Retype, please, the listing from its opening line through the line that contains "# panel order: 8d", both included, without the pictures.

* * * * * * *

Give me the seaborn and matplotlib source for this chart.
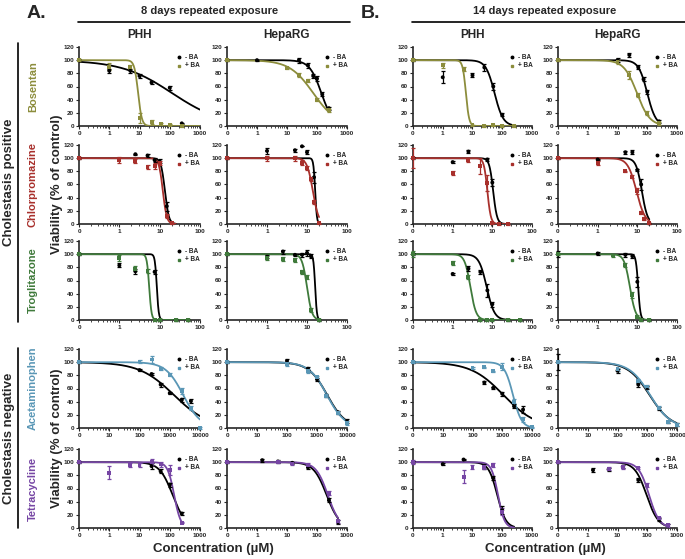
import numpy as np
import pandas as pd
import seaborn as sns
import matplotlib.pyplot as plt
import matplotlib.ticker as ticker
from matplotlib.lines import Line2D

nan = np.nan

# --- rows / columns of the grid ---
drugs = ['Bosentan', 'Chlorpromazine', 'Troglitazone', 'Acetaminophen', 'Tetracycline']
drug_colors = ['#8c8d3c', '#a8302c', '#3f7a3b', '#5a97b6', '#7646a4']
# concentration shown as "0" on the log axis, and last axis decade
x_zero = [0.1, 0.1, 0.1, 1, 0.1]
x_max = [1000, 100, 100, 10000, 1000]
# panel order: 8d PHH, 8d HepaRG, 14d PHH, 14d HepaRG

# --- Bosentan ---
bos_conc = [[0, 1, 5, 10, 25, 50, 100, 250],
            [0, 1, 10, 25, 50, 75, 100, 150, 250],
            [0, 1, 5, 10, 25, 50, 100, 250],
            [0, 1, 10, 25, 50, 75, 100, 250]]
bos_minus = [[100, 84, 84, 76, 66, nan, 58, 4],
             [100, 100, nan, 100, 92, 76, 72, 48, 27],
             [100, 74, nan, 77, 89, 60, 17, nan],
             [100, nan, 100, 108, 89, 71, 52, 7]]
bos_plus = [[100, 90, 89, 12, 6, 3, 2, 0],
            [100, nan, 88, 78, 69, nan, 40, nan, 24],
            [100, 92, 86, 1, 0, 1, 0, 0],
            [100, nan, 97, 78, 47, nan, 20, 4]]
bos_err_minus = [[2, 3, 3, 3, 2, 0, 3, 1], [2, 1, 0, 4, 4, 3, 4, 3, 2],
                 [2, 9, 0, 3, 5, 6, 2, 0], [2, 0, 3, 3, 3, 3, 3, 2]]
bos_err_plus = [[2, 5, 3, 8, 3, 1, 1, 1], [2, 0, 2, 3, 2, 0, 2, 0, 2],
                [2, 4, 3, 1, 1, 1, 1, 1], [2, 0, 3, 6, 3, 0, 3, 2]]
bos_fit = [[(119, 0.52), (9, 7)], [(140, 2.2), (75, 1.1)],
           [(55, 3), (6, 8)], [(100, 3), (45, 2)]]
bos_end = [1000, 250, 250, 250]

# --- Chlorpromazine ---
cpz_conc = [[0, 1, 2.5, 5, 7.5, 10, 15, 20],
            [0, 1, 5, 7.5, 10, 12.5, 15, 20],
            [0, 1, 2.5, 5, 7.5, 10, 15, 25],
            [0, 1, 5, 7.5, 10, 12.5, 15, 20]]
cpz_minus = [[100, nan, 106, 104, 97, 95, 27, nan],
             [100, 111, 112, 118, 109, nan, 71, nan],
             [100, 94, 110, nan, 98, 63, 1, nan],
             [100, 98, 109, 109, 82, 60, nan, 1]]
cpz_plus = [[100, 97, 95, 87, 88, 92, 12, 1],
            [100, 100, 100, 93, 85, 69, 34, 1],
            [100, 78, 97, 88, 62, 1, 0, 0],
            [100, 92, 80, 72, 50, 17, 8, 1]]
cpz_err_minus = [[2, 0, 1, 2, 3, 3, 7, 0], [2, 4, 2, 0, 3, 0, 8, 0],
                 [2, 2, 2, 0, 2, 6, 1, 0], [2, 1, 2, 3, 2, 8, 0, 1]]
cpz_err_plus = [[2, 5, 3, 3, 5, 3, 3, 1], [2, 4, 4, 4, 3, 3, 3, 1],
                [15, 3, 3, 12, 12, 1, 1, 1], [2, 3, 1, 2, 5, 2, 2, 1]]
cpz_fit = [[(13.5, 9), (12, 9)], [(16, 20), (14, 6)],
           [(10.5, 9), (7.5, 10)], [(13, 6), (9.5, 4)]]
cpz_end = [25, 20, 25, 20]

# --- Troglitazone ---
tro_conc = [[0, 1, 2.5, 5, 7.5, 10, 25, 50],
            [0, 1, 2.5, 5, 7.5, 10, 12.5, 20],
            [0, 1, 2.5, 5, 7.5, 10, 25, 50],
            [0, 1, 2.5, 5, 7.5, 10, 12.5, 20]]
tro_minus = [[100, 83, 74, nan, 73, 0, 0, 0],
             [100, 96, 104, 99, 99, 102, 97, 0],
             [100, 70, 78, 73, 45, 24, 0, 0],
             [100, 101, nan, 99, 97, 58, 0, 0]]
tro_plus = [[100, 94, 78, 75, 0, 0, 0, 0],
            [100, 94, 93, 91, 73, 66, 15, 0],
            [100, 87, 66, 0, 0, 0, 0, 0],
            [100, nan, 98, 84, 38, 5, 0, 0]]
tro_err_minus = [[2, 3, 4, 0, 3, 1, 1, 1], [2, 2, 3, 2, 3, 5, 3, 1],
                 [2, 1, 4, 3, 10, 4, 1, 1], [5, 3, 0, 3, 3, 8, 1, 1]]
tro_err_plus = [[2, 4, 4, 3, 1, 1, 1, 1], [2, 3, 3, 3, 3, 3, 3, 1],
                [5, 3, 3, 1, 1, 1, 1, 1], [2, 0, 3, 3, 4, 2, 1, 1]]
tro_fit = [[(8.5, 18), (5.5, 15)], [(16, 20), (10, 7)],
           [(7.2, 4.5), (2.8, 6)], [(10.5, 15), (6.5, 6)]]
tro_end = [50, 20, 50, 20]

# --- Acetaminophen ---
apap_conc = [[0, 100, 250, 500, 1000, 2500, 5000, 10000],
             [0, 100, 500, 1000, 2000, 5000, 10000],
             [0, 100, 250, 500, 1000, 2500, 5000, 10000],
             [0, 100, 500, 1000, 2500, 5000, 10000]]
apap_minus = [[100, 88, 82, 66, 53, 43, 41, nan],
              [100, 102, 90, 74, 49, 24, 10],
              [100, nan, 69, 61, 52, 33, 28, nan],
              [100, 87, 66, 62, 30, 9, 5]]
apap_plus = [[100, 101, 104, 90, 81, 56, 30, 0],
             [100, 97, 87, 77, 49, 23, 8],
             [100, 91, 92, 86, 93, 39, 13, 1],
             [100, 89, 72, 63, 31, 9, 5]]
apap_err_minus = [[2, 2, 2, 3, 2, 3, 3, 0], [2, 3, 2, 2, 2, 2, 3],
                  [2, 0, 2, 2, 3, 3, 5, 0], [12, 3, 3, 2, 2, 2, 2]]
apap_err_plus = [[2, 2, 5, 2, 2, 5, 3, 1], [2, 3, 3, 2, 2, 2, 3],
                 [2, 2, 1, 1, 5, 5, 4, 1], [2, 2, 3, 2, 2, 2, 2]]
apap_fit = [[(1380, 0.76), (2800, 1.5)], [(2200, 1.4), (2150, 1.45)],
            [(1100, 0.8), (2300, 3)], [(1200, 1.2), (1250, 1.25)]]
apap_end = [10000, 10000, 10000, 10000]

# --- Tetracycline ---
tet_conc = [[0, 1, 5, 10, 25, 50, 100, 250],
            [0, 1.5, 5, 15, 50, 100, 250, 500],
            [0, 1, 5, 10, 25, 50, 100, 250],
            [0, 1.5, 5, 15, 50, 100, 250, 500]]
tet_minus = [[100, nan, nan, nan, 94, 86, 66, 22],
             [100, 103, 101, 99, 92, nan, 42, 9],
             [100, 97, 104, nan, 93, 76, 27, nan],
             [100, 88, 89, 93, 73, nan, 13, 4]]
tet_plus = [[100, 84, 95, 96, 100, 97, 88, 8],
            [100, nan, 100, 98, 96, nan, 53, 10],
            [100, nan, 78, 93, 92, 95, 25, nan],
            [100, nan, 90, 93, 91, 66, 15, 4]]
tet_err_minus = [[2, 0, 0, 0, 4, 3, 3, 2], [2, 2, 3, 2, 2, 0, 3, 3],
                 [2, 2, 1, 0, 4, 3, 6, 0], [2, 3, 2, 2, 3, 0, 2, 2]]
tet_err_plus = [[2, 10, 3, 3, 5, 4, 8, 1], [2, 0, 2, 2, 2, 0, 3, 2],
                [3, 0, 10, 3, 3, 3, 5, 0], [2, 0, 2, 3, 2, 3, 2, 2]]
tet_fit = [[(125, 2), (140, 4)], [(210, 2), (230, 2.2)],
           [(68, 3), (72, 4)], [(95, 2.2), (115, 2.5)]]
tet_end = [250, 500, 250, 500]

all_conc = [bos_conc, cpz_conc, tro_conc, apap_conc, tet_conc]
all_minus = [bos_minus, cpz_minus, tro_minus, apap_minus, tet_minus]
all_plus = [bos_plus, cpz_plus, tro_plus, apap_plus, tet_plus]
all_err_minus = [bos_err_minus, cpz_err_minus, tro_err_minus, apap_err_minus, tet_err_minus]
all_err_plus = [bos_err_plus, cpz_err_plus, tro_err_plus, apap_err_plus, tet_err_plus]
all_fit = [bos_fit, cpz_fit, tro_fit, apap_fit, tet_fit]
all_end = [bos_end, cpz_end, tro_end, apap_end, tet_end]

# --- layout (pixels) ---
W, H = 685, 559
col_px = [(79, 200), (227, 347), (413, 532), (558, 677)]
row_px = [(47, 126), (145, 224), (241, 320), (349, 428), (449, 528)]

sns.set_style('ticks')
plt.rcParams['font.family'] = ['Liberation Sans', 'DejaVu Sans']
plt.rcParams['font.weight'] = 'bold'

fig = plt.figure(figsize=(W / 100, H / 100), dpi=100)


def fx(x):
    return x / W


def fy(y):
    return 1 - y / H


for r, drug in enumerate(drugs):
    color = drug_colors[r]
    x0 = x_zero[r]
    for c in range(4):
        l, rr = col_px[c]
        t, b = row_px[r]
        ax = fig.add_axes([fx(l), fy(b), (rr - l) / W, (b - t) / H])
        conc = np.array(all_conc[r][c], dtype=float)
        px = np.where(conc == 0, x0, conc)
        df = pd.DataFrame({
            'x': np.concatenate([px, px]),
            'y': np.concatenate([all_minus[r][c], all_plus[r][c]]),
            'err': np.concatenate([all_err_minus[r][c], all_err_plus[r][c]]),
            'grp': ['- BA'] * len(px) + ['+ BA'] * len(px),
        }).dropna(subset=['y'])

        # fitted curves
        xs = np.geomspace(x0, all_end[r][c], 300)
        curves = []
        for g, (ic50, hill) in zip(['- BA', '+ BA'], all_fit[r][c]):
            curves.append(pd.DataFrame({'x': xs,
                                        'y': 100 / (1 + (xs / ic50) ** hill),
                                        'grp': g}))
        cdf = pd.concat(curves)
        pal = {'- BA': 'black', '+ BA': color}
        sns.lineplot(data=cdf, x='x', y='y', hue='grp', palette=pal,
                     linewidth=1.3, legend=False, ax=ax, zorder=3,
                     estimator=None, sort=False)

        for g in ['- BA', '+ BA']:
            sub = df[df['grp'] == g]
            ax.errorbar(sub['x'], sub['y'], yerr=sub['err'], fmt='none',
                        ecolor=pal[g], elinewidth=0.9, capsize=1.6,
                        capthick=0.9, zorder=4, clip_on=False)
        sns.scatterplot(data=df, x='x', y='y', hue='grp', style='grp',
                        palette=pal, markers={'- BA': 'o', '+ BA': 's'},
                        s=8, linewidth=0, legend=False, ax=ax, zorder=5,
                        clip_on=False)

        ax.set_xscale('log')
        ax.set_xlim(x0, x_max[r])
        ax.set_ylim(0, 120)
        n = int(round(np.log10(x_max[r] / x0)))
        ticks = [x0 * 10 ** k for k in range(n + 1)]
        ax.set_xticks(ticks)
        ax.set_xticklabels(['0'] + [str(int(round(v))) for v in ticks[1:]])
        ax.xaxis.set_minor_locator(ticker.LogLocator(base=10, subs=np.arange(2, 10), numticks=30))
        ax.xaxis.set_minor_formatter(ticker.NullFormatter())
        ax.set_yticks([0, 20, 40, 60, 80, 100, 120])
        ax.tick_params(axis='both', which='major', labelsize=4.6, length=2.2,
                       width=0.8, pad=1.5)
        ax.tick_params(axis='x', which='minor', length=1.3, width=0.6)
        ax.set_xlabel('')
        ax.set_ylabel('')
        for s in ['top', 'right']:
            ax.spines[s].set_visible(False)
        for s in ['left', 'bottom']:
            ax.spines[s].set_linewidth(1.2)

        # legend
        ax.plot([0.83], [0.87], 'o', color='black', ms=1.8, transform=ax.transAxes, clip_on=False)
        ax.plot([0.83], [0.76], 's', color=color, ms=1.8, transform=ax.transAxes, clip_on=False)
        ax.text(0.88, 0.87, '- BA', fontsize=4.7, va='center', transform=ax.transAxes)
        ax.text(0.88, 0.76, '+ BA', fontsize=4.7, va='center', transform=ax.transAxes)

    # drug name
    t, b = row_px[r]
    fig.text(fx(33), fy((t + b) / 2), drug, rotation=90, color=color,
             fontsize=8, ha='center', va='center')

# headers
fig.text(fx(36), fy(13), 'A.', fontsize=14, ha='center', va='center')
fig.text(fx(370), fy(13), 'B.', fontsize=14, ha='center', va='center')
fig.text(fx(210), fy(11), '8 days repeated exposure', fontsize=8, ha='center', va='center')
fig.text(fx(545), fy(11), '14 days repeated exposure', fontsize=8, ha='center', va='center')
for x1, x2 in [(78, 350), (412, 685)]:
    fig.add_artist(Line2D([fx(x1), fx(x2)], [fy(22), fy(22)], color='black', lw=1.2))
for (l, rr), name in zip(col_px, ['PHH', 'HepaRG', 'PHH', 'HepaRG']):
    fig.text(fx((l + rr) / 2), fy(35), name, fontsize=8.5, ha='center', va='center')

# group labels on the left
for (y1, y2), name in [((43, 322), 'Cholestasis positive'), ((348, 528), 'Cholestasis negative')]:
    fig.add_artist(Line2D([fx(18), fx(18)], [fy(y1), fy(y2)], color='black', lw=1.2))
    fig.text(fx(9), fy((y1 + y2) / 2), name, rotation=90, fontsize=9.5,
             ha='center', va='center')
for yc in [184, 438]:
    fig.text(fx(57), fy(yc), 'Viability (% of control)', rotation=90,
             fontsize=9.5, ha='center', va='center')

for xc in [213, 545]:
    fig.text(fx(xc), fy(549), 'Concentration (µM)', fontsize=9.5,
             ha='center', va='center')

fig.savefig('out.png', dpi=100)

* * * * * * *

_Task answer_
Give me the seaborn and matplotlib source for this chart.
import numpy as np
import pandas as pd
import seaborn as sns
import matplotlib.pyplot as plt
import matplotlib.ticker as ticker
from matplotlib.lines import Line2D

nan = np.nan

# --- rows / columns of the grid ---
drugs = ['Bosentan', 'Chlorpromazine', 'Troglitazone', 'Acetaminophen', 'Tetracycline']
drug_colors = ['#8c8d3c', '#a8302c', '#3f7a3b', '#5a97b6', '#7646a4']
# concentration shown as "0" on the log axis, and last axis decade
x_zero = [0.1, 0.1, 0.1, 1, 0.1]
x_max = [1000, 100, 100, 10000, 1000]
# panel order: 8d PHH, 8d HepaRG, 14d PHH, 14d HepaRG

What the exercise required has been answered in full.